WHAT YOU WILL DO. Set down the data below without change, skipping the pictures it holds.

DATA SEGMENT.
++++++++

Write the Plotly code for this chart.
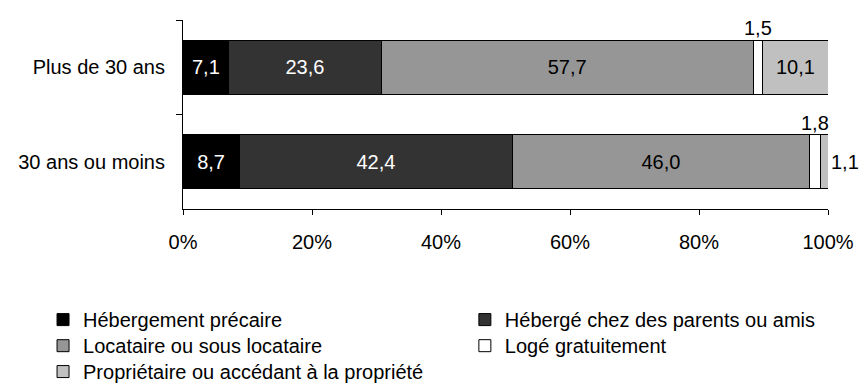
import plotly.graph_objects as go

# Age groups (top to bottom) and housing-situation shares, in %
categories = ["Plus de 30 ans", "30 ans ou moins"]

hebergement_precaire = [7.1, 8.7]
heberge_parents_amis = [23.6, 42.4]
locataire = [57.7, 46.0]
loge_gratuitement = [1.5, 1.8]
proprietaire = [10.1, 1.1]

x_ticks = [0, 20, 40, 60, 80, 100]
x_tick_labels = [f"{t}%" for t in x_ticks]

FONT = "Liberation Sans, Arial, sans-serif"
FS = 20

# name, values, fill, inside-text colour, legend id
series = [
    ("Hébergement précaire", hebergement_precaire, "#000000", "white", "legend"),
    ("Hébergé chez des parents ou amis", heberge_parents_amis, "#333333", "white", "legend2"),
    ("Locataire ou sous locataire", locataire, "#969696", "black", "legend3"),
    ("Logé gratuitement", loge_gratuitement, "#ffffff", "black", "legend4"),
    ("Propriétaire ou accédant à la propriété", proprietaire, "#c0c0c0", "black", "legend5"),
]

fig = go.Figure()
for name, vals, color, tcolor, leg in series:
    if name == "Logé gratuitement":
        textpos = "none"
    elif name.startswith("Propriétaire"):
        textpos = ["inside", "outside"]
    else:
        textpos = "inside"
    fig.add_trace(go.Bar(
        y=categories, x=vals, name=name, orientation="h",
        width=0.575,
        marker=dict(color=color, line=dict(color="black", width=1)),
        texttemplate="%{x:.1f}", textposition=textpos,
        insidetextanchor="middle",
        insidetextfont=dict(family=FONT, size=FS, color=tcolor),
        outsidetextfont=dict(family=FONT, size=FS, color="black"),
        constraintext="none", cliponaxis=False,
        legend=leg,
    ))

# Small "Logé gratuitement" values are written above their segments
for i, cat in enumerate(categories):
    start = hebergement_precaire[i] + heberge_parents_amis[i] + locataire[i]
    v = loge_gratuitement[i]
    fig.add_annotation(
        x=start + v / 2, y=cat, text=f"{v:.1f}".replace(".", ","),
        showarrow=False, yanchor="bottom", yshift=26,
        font=dict(family=FONT, size=FS, color="black"),
    )

# Legend laid out as two columns, one legend box per entry
col_x = [-0.217, 0.437]
row_y = [-0.482, -0.620, -0.757]
legend_slots = {
    "legend": (col_x[0], row_y[0]),
    "legend2": (col_x[1], row_y[0]),
    "legend3": (col_x[0], row_y[1]),
    "legend4": (col_x[1], row_y[1]),
    "legend5": (col_x[0], row_y[2]),
}
legend_layout = {
    key: dict(
        orientation="v", x=lx, y=ly, xanchor="left", yanchor="top",
        font=dict(family=FONT, size=FS, color="black"),
        bgcolor="rgba(0,0,0,0)",
    )
    for key, (lx, ly) in legend_slots.items()
}

fig.update_layout(
    width=861, height=389,
    margin=dict(l=183, r=33, t=20, b=180, autoexpand=False),
    paper_bgcolor="white", plot_bgcolor="white",
    barmode="stack", separators=", ",
    font=dict(family=FONT, size=FS, color="black"),
    showlegend=True,
    **legend_layout,
)

fig.update_xaxes(
    range=[0, 100], tickmode="array", tickvals=x_ticks, ticktext=x_tick_labels,
    showline=True, linecolor="black", linewidth=1,
    ticks="outside", ticklen=5, tickcolor="black",
    ticklabelstandoff=10,
    showgrid=False, zeroline=False,
    tickfont=dict(family=FONT, size=FS, color="black"),
)
fig.update_yaxes(
    type="category", categoryorder="array", categoryarray=categories,
    range=[1.5, -0.5],
    showline=True, linecolor="black", linewidth=1,
    ticks="outside", ticklen=6, tickcolor="black", tickson="boundaries",
    ticklabelstandoff=13,
    showgrid=False, zeroline=False,
    tickfont=dict(family=FONT, size=FS, color="black"),
)

fig.write_html("out.html")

++++++++

TASK RESPONSE.
Write the Plotly code for this chart.
import plotly.graph_objects as go

# Age groups (top to bottom) and housing-situation shares, in %
categories = ["Plus de 30 ans", "30 ans ou moins"]

hebergement_precaire = [7.1, 8.7]
heberge_parents_amis = [23.6, 42.4]
locataire = [57.7, 46.0]
loge_gratuitement = [1.5, 1.8]
proprietaire = [10.1, 1.1]

x_ticks = [0, 20, 40, 60, 80, 100]
x_tick_labels = [f"{t}%" for t in x_ticks]

FONT = "Liberation Sans, Arial, sans-serif"
FS = 20

# name, values, fill, inside-text colour, legend id
series = [
    ("Hébergement précaire", hebergement_precaire, "#000000", "white", "legend"),
    ("Hébergé chez des parents ou amis", heberge_parents_amis, "#333333", "white", "legend2"),
    ("Locataire ou sous locataire", locataire, "#969696", "black", "legend3"),
    ("Logé gratuitement", loge_gratuitement, "#ffffff", "black", "legend4"),
    ("Propriétaire ou accédant à la propriété", proprietaire, "#c0c0c0", "black", "legend5"),
]

fig = go.Figure()
for name, vals, color, tcolor, leg in series:
    if name == "Logé gratuitement":
        textpos = "none"
    elif name.startswith("Propriétaire"):
        textpos = ["inside", "outside"]
    else:
        textpos = "inside"
    fig.add_trace(go.Bar(
        y=categories, x=vals, name=name, orientation="h",
        width=0.575,
        marker=dict(color=color, line=dict(color="black", width=1)),
        texttemplate="%{x:.1f}", textposition=textpos,
        insidetextanchor="middle",
        insidetextfont=dict(family=FONT, size=FS, color=tcolor),
        outsidetextfont=dict(family=FONT, size=FS, color="black"),
        constraintext="none", cliponaxis=False,
        legend=leg,
    ))

# Small "Logé gratuitement" values are written above their segments
for i, cat in enumerate(categories):
    start = hebergement_precaire[i] + heberge_parents_amis[i] + locataire[i]
    v = loge_gratuitement[i]
    fig.add_annotation(
        x=start + v / 2, y=cat, text=f"{v:.1f}".replace(".", ","),
        showarrow=False, yanchor="bottom", yshift=26,
        font=dict(family=FONT, size=FS, color="black"),
    )

# Legend laid out as two columns, one legend box per entry
col_x = [-0.217, 0.437]
row_y = [-0.482, -0.620, -0.757]
legend_slots = {
    "legend": (col_x[0], row_y[0]),
    "legend2": (col_x[1], row_y[0]),
    "legend3": (col_x[0], row_y[1]),
    "legend4": (col_x[1], row_y[1]),
    "legend5": (col_x[0], row_y[2]),
}
legend_layout = {
    key: dict(
        orientation="v", x=lx, y=ly, xanchor="left", yanchor="top",
        font=dict(family=FONT, size=FS, color="black"),
        bgcolor="rgba(0,0,0,0)",
    )
    for key, (lx, ly) in legend_slots.items()
}

fig.update_layout(
    width=861, height=389,
    margin=dict(l=183, r=33, t=20, b=180, autoexpand=False),
    paper_bgcolor="white", plot_bgcolor="white",
    barmode="stack", separators=", ",
    font=dict(family=FONT, size=FS, color="black"),
    showlegend=True,
    **legend_layout,
)

fig.update_xaxes(
    range=[0, 100], tickmode="array", tickvals=x_ticks, ticktext=x_tick_labels,
    showline=True, linecolor="black", linewidth=1,
    ticks="outside", ticklen=5, tickcolor="black",
    ticklabelstandoff=10,
    showgrid=False, zeroline=False,
    tickfont=dict(family=FONT, size=FS, color="black"),
)
fig.update_yaxes(
    type="category", categoryorder="array", categoryarray=categories,
    range=[1.5, -0.5],
    showline=True, linecolor="black", linewidth=1,
    ticks="outside", ticklen=6, tickcolor="black", tickson="boundaries",
    ticklabelstandoff=13,
    showgrid=False, zeroline=False,
    tickfont=dict(family=FONT, size=FS, color="black"),
)

fig.write_html("out.html")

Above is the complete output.